Don't tell her she has a choice to let you do this or she can leave or any such arrogant sorts of things. It won't help your case at all. Any statement that makes her feel insecure will only serve to hurt you.
I hope something I've said will help you in some way. I hope you are man enough to let the idea go if your wife simply cannot deal with it. You did marry her with the understanding of monogamy too. Did your vows include, "forsaking all others?" Mine did not. My wife even dug out the audio tape of our wedding to listen carefully to see if they were.
One thing to remember is that you need to be a man of your word to gain and keep her respect. If you blow it, it will do much damage to your relationship.
Now for the cool part. It is almost impossible to find a second woman in today's society who is: 1. Interested in you personally as a man 2. Willing to accept and live in a polygamous marriage 3. Is someone who will get along with you and your wife harmoniously.
We've been looking/waiting for the right lady for 3 plus years now. I still have one wife. Some men who have embarked on this journey carelessly and stubbornly have no wife after less time. Some of them have children who think they're crazy and they don't respect their father anymore.
Please consider all of the downfalls before jumping headlong into this.
If you do decide to talk about this with your wife, speak to her gently and lovingly. Help her through it and let her know you would never want to be without her no matter what.
Stay completely honest and never hide anything from her. You'll have to be honest with yourself and your own emotions too.
Anyway, I hope I've been of some help.
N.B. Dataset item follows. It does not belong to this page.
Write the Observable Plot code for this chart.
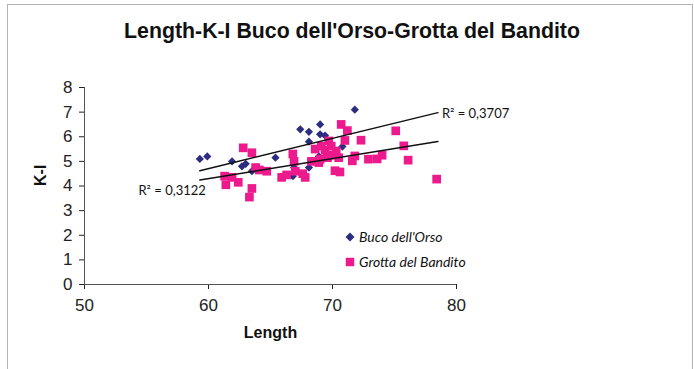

Feel free to write if you have questions.
In His service, David
P.S Consider the marriage you already have as most important of anything.
Women who are interested in polygamy want a loving man who isn't forcing polygamy on their first wife. If they see the first sign of it, or jealousy in your wife they won't be around. If you make the marriage and family you have now something other women would want to be part of you may have a chance.
Polygamy will cause you to stretch to be a better man, husband and father.